Andrew Hunter, one of the founding members of the Global Network of Sex Work Projects (NSWP) and the Asia Pacific Network of Sex Workers, and a personal friend and ally of ours here at Tits and Sass, died suddenly yesterday. His radical commitment to the rights of sex workers, drug users, and HIV positive people will continue to create an impact after his passing. NSWP will be collecting and posting tributes to his life and work on a memorial page on the NSWP website, so if you have memories to share please email them to firstname.lastname@example.org.
Did Charles Lane, editorial writer for the Washington Post, seriously make an argument against decriminalization? Also in the Post, political scientist Samantha Majic argues that governing bodies should work with and listen to sex workers when designing policy related to sex work.
Sex work advocate Susan Davis is excited about Canada’s new prostitution ruling, but also expresses apprehension about what new laws her country’s conservative government might create.
Melissa Gira Grant wrote a short history of the red light, virtual and otherwise, at Medium: “The red light, like a review on The Ultimate Strip Club List, is a message exchanged between men.”
Continuing to look at the Canadian Supreme Court’s decision to overturn anti-prostitution laws in the Bedford case, here’s an academic look at the decision. This editorial in support of the decision says “you can’t have a criminal law that endangers the lives of people who engage in lawful activity.” Kate Zen wrote this analysis at Truthout that contrasts the decision with the Swedish Model of criminalizing clients. While we don’t understand how anyone could call the Canadian sex workers behind this decision “voiceless,” this piece illustrates how the decision can make sex work safer. And this Al Jazeera article is a brief summary of the decision.
The International Committee on the Rights of Sex Workers in Europe (ICRSE) wrote a letter to the Guardian about the weight of its coverage of the the debate on criminalizing clients in its articles, and having received no response, posted it on their website.
Tits and Sass contributor Terra Burns is quoted in this piece on December 17 in Alaska; harmful anti-trafficking legislation was passed in that state last year.
Check out this incredibly bad piece of johnalism from Uganda, “A prostitute’s Christmas; does baby Jesus’ birth even mean anything?” “‘You think we are here at this time of the night [it was midnight] to make money for The Observer?
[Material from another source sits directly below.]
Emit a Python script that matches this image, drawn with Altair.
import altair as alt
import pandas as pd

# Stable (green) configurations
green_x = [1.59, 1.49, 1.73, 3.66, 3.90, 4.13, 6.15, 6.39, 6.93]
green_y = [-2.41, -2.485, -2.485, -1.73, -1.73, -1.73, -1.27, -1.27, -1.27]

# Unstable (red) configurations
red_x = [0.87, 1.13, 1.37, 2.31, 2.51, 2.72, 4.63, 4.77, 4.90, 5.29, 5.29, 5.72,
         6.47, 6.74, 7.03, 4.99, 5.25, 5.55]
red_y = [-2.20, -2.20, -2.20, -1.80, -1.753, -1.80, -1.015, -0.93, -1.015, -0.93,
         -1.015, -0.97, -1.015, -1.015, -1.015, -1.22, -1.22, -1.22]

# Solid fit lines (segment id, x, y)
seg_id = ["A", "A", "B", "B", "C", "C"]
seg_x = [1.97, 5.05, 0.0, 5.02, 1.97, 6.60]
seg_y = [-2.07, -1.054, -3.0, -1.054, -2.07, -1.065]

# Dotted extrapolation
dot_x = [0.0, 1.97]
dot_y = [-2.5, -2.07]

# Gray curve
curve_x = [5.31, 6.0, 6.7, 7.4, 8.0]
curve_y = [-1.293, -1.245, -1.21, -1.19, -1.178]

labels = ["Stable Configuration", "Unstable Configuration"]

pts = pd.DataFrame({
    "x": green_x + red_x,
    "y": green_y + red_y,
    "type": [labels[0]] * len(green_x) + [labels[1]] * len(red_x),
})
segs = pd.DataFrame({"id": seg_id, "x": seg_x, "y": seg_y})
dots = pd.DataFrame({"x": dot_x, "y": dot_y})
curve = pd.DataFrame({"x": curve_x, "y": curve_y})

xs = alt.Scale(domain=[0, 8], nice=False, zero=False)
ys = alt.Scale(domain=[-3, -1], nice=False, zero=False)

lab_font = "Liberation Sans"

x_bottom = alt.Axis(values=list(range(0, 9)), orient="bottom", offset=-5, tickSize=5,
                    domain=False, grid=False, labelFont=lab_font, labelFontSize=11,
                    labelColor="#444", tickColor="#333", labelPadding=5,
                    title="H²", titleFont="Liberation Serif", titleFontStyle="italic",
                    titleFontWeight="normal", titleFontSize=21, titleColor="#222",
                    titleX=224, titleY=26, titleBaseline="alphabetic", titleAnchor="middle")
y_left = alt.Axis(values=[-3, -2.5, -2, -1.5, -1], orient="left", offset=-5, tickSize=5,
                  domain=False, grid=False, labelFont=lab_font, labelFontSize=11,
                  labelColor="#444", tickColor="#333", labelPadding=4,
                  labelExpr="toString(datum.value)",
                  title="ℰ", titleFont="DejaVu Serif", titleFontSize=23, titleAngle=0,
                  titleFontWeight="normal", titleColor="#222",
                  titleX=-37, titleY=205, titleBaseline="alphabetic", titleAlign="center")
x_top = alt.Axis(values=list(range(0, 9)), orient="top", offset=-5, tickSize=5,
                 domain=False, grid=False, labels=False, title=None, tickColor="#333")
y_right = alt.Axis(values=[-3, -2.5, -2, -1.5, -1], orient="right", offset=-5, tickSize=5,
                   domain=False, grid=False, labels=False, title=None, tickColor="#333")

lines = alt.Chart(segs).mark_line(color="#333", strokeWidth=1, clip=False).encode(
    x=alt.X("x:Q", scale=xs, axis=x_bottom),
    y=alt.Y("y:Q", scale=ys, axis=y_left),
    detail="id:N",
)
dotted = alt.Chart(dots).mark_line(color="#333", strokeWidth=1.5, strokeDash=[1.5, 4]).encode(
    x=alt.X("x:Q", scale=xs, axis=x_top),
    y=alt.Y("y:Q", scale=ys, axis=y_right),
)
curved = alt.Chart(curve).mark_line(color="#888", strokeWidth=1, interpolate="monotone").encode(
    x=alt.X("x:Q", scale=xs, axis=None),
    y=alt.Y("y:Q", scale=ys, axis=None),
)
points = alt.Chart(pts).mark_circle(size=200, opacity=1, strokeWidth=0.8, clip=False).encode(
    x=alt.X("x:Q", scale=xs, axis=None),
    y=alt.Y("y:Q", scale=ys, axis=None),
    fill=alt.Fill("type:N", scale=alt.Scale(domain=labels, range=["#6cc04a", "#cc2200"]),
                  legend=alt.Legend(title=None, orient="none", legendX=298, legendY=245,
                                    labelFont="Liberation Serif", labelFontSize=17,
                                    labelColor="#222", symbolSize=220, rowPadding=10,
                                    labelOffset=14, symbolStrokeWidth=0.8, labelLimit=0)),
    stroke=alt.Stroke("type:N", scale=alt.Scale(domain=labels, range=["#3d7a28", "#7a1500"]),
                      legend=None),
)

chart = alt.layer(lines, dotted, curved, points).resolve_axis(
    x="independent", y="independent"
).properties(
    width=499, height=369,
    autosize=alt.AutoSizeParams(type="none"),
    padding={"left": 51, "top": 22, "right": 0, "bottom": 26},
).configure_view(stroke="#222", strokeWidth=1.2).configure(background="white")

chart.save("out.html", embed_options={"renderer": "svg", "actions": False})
We only entertain willing buyers, not journalists,’ said one of them, punctuating her sentiments with obscenities.” High five.
Feminist Lauren McGrow argues that sex workers must help design laws surround their trade, that the Swedish model is a failure, and that decriminalization is the only legitimate to help and protect sex workers.
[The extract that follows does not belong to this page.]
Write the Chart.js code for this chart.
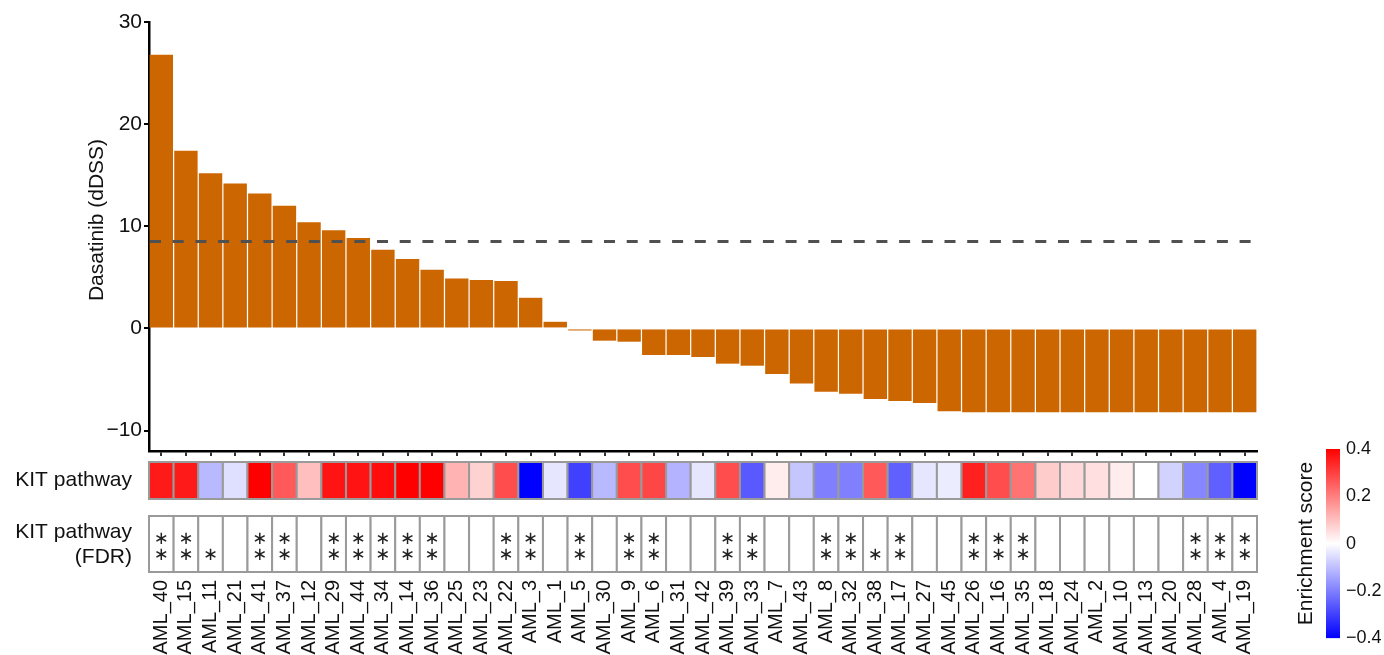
<!DOCTYPE html>
<html>
<head>
<meta charset="utf-8">
<script src="https://cdn.jsdelivr.net/npm/chart.js@4.4.1/dist/chart.umd.min.js"></script>
<style>
    body { margin: 0; background: #fff; }
    #contenedor { position: relative; width: 1384px; height: 655px; }
    #grafica { position: absolute; left: 0; top: 0; }
    #barraColor { position: absolute; left: 1280px; top: 430px; }
</style>
</head>
<body>
<div id="contenedor">
    <canvas id="grafica" width="1384" height="655"></canvas>
    <canvas id="barraColor" width="104" height="225"></canvas>
</div>
<script>
//-------------------//
//--|datos_grafica|--//
//-------------------//
const pacientes = [
    "AML_40", "AML_15", "AML_11", "AML_21", "AML_41", "AML_37", "AML_12", "AML_29", "AML_44",
    "AML_34", "AML_14", "AML_36", "AML_25", "AML_23", "AML_22", "AML_3", "AML_1", "AML_5",
    "AML_30", "AML_9", "AML_6", "AML_31", "AML_42", "AML_39", "AML_33", "AML_7", "AML_43",
    "AML_8", "AML_32", "AML_38", "AML_17", "AML_27", "AML_45", "AML_26", "AML_16", "AML_35",
    "AML_18", "AML_24", "AML_2", "AML_10", "AML_13", "AML_20", "AML_28", "AML_4", "AML_19"
];
const dasatinibDSS = [
    26.8, 17.4, 15.2, 14.2, 13.2, 12.0, 10.4, 9.6, 8.85,
    7.7, 6.8, 5.75, 4.9, 4.75, 4.65, 3.0, 0.65, -0.2,
    -1.2, -1.3, -2.6, -2.6, -2.8, -3.45, -3.65, -4.45, -5.4,
    -6.2, -6.4, -6.9, -7.1, -7.3, -8.1, -8.2, -8.2, -8.2,
    -8.2, -8.2, -8.2, -8.2, -8.2, -8.2, -8.2, -8.2, -8.2
];
const kitScore = [
    0.36, 0.36, -0.11, -0.05, 0.40, 0.26, 0.10, 0.37, 0.37,
    0.38, 0.40, 0.40, 0.12, 0.07, 0.28, -0.40, -0.04, -0.30,
    -0.11, 0.28, 0.29, -0.12, -0.04, 0.28, -0.26, 0.03, -0.09,
    -0.20, -0.20, 0.26, -0.25, -0.04, -0.03, 0.35, 0.28, 0.22,
    0.08, 0.06, 0.05, 0.03, 0.0, -0.07, -0.19, -0.25, -0.40
];
const kitFDR = [
    "**", "**", "*", "", "**", "**", "", "**", "**",
    "**", "**", "**", "", "", "**", "**", "", "**",
    "", "**", "**", "", "", "**", "**", "", "",
    "**", "**", "*", "**", "", "", "**", "**", "**",
    "", "", "", "", "", "", "**", "**", "**"
];
const umbral = 8.5;
const ticksDSS = [-10, 0, 10, 20, 30];
const ticksEscala = [-0.4, -0.2, 0, 0.2, 0.4];

//---------------------//
//--|ajustes_basicos|--//
//---------------------//
const fuente = "'Liberation Sans', Arial, sans-serif";
Chart.defaults.font.family = fuente;
Chart.defaults.font.size = 21;
Chart.defaults.color = "#111";

const conMenos = v => (v < 0 ? "\u2212" + Math.abs(v) : String(v));

function colorEnriquecimiento(valor) {
    const t = Math.max(-1, Math.min(1, valor / 0.4));
    if (t >= 0) {
        const c = Math.round(255 * (1 - t));
        return `rgb(255, ${c}, ${c})`;
    }
    const c = Math.round(255 * (1 + t));
    return `rgb(${c}, ${c}, 255)`;
}

//------------------------------//
//--|linea_umbral_discontinua|--//
//------------------------------//
const lineaUmbral = {
    id: "lineaUmbral",
    afterDatasetsDraw(chart) {
        const { ctx, chartArea, scales } = chart;
        const y = scales.y.getPixelForValue(umbral);
        ctx.save();
        ctx.strokeStyle = "#505050";
        ctx.lineWidth = 3;
        ctx.setLineDash([11, 11.7]);
        ctx.beginPath();
        ctx.moveTo(chartArea.left + 1, y);
        ctx.lineTo(chartArea.right - 3, y);
        ctx.stroke();
        ctx.restore();
        // titulo del eje y
        ctx.save();
        ctx.translate(97, 220);
        ctx.rotate(-Math.PI / 2);
        ctx.fillStyle = "#111";
        ctx.font = "21px " + fuente;
        ctx.textAlign = "center";
        ctx.textBaseline = "middle";
        ctx.fillText("Dasatinib (dDSS)", 0, 0);
        ctx.restore();
    }
};

//-------------------------//
//--|filas_kit_pathway|--//
//-------------------------//
const filasKit = {
    id: "filasKit",
    afterDraw(chart) {
        const { ctx, scales } = chart;
        const x = scales.x;
        const paso = x.getPixelForValue(1) - x.getPixelForValue(0);
        const fila1 = { top: 462, bottom: 499 };
        const fila2 = { top: 516, bottom: 572 };
        ctx.save();
        ctx.strokeStyle = "#9a9a9a";
        ctx.lineWidth = 2;
        pacientes.forEach((p, i) => {
            const x0 = x.getPixelForValue(i) - paso / 2;
            ctx.fillStyle = colorEnriquecimiento(kitScore[i]);
            ctx.fillRect(x0, fila1.top, paso, fila1.bottom - fila1.top);
            ctx.strokeRect(x0, fila1.top, paso, fila1.bottom - fila1.top);
            ctx.fillStyle = "#fff";
            ctx.fillRect(x0, fila2.top, paso, fila2.bottom - fila2.top);
            ctx.strokeRect(x0, fila2.top, paso, fila2.bottom - fila2.top);
        });
        // asteriscos
        ctx.fillStyle = "#222";
        ctx.font = "18px 'DejaVu Sans'";
        ctx.textAlign = "center";
        ctx.textBaseline = "middle";
        pacientes.forEach((p, i) => {
            const cx = x.getPixelForValue(i);
            if (kitFDR[i] === "**") {
                ctx.fillText("\u2217", cx, 539);
                ctx.fillText("\u2217", cx, 555);
            } else if (kitFDR[i] === "*") {
                ctx.fillText("\u2217", cx, 555);
            }
        });
        // etiquetas de fila
        ctx.fillStyle = "#111";
        ctx.font = "21px " + fuente;
        ctx.textAlign = "right";
        const xt = 132;
        ctx.fillText("KIT pathway", xt, (fila1.top + fila1.bottom) / 2);
        ctx.fillText("KIT pathway", xt, 532);
        ctx.fillText("(FDR)", xt, 557);
        ctx.restore();
    }
};

//-----------------------//
//--|grafica_de_barras|--//
//-----------------------//
new Chart(document.getElementById("grafica"), {
    type: "bar",
    data: {
        labels: pacientes,
        datasets: [{
            data: dasatinibDSS,
            backgroundColor: "#cc6600",
            barPercentage: 0.95,
            categoryPercentage: 1.0
        }]
    },
    options: {
        responsive: false,
        animation: false,
        devicePixelRatio: 1,
        layout: { padding: { left: 0, right: 127, top: 22, bottom: 0 } },
        plugins: { legend: { display: false }, tooltip: { enabled: false } },
        scales: {
            x: {
                afterFit: s => {
                    s.height = 204;
                    s.paddingLeft = 0;
                    s.paddingRight = 0;
                },
                border: { color: "#000", width: 2.5 },
                grid: { drawOnChartArea: false, offset: false, tickLength: 5, color: "#333", lineWidth: 2 },
                ticks: { autoSkip: false, minRotation: 90, maxRotation: 90, padding: 124, font: { size: 20 } }
            },
            y: {
                min: -12,
                max: 30,
                afterFit: s => { s.width = 149; },
                afterBuildTicks: s => { s.ticks = ticksDSS.map(v => ({ value: v })); },
                border: { color: "#000", width: 2.5 },
                grid: { drawOnChartArea: false, tickLength: 5, color: "#000", lineWidth: 2 },
                ticks: { padding: 2, callback: v => conMenos(v) }
            }
        }
    },
    plugins: [lineaUmbral, filasKit]
});

//----------------------------//
//--|barra_de_color_escala|--//
//----------------------------//
new Chart(document.getElementById("barraColor"), {
    type: "bar",
    data: {
        labels: [""],
        datasets: [{
            data: [[ticksEscala[0], ticksEscala[ticksEscala.length - 1]]],
            backgroundColor: ctx => {
                const area = ctx.chart.chartArea;
                if (!area) return "#fff";
                const g = ctx.chart.ctx.createLinearGradient(0, area.bottom, 0, area.top);
                g.addColorStop(0, "#0000ff");
                g.addColorStop(0.5, "#ffffff");
                g.addColorStop(1, "#ff0000");
                return g;
            },
            barPercentage: 1,
            categoryPercentage: 1,
            borderWidth: 0
        }]
    },
    options: {
        responsive: false,
        animation: false,
        devicePixelRatio: 1,
        layout: { padding: { left: 10, right: 0, top: 19, bottom: 12 } },
        plugins: { legend: { display: false }, tooltip: { enabled: false } },
        scales: {
            x: { display: false },
            y: {
                position: "left",
                min: -0.4,
                max: 0.4,
                afterFit: s => { s.width = 36; },
                ticks: { display: false },
                grid: { display: false },
                border: { display: false },
                title: { display: true, text: "Enrichment score" }
            },
            y2: {
                position: "right",
                min: -0.4,
                max: 0.4,
                afterFit: s => { s.width = 44; },
                afterBuildTicks: s => { s.ticks = ticksEscala.map(v => ({ value: v })); },
                grid: { display: false, drawTicks: false },
                border: { display: false },
                ticks: { padding: 6, font: { size: 18 }, callback: v => conMenos(Math.round(v * 10) / 10) }
            }
        }
    }
});
</script>
</body>
</html>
The violence continues against transgender sex workers in Turkey. This attack was exceptionally brutal and senseless.
How the Nordic model, the Swedish model, and feminists infantilize, dismiss, and generally make life impossible for sex working women: “Remember single women from many countries are denied visas to visit various countries so as to protect them from being ‘trafficked’ so it will not be long before these is a campaign to prevent men travelling alone from visiting Thailand/Cambodia etc.. without clearance from the anti-sex tourist office in their home country.”
The data that drives sex work related policy is, more often that not, bad, misleading or corrupted.
University of Colorado tenured professor Patricia Adler may be forced out following controversy over a lecture she gives in her “Deviance in U.S. Society” class: “The lecture is delivered as a skit, involving assistant teaching assistants reading from scripts. The undergraduate assistants play the roles of ‘slave whores, crack whores, bar whores, streetwalkers, brothel workers and escort services.'” Cool, sounds cool. “During the lecture, Adler talks with them (with the assistant teaching assistants in character) about such issues as their backgrounds, ‘how they got into the business,’ how much they charge, the services they perform, and the risks they face of violence, arrest and AIDS.” While it sounds like the university was worried about the lecture being too risqué, we’re just happy to be over here taught in a class about “deviance” and hope she was able to get around to homosexuality and masturbation by the end of the semester.